Future Outlook and Regulatory Trends
MEPC 83 reaffirmed the IMO's commitment to continuous improvement in ballast water management. Future regulatory developments include:
- Mandatory performance evaluations under challenging water conditions
- Introduction of BWMS maintenance log templates
- Enhanced port state control inspection guidelines
- Clarification of exemption provisions under regulation A-4
- Development of a comprehensive training and data reporting framework
Moreover, the IMO aims to harmonize its BWM strategies with broader climate goals. MEPC 83 also discussed carbon intensity and lifecycle emissions, linking ballast water management with decarbonization strategies.
Conclusion
As the maritime sector embraces sustainability, ballast water management stands at the intersection of regulatory compliance, environmental responsibility, and technological innovation. The adoption of advanced BWMS technologies and exploration of ballast-free ship designs represent critical steps toward eliminating the ecological risks of ballast water discharge.
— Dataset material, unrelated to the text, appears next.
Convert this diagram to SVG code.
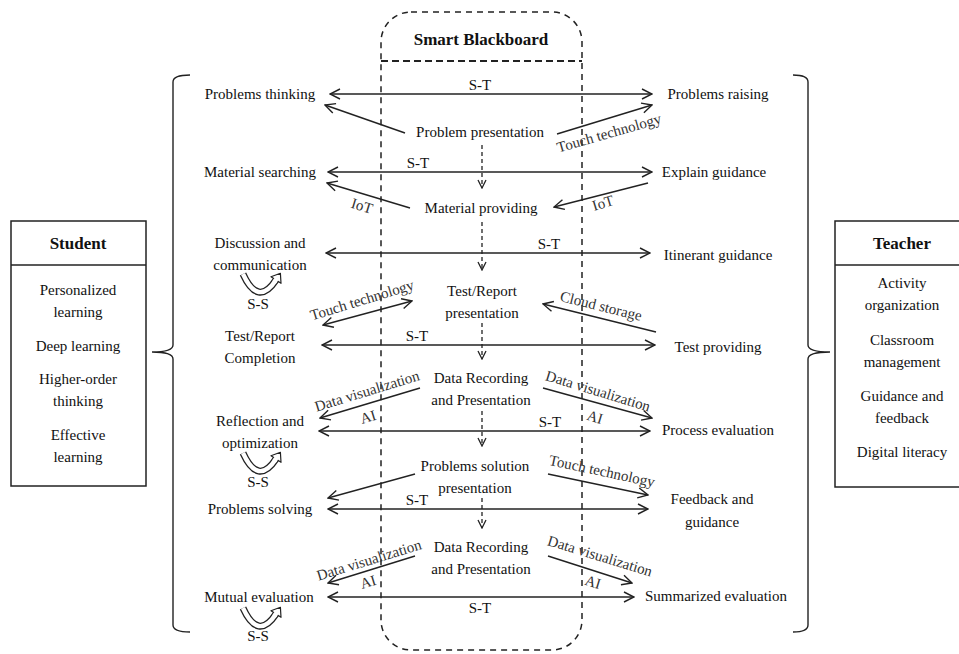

Through comprehensive regulation, such as the BWMS Code, and robust implementation strategies, the IMO and its member states are steering the industry towards cleaner oceans. While challenges persist, collaboration between shipowners, system manufacturers, regulators, and classification societies will be essential to realize a future where maritime trade coexists harmoniously with marine ecosystems.
By 2027 and beyond, the success of ballast water management will not only be measured in compliance rates but in the health of coastal waters, the resilience of marine biodiversity, and the sustainability of global shipping operations.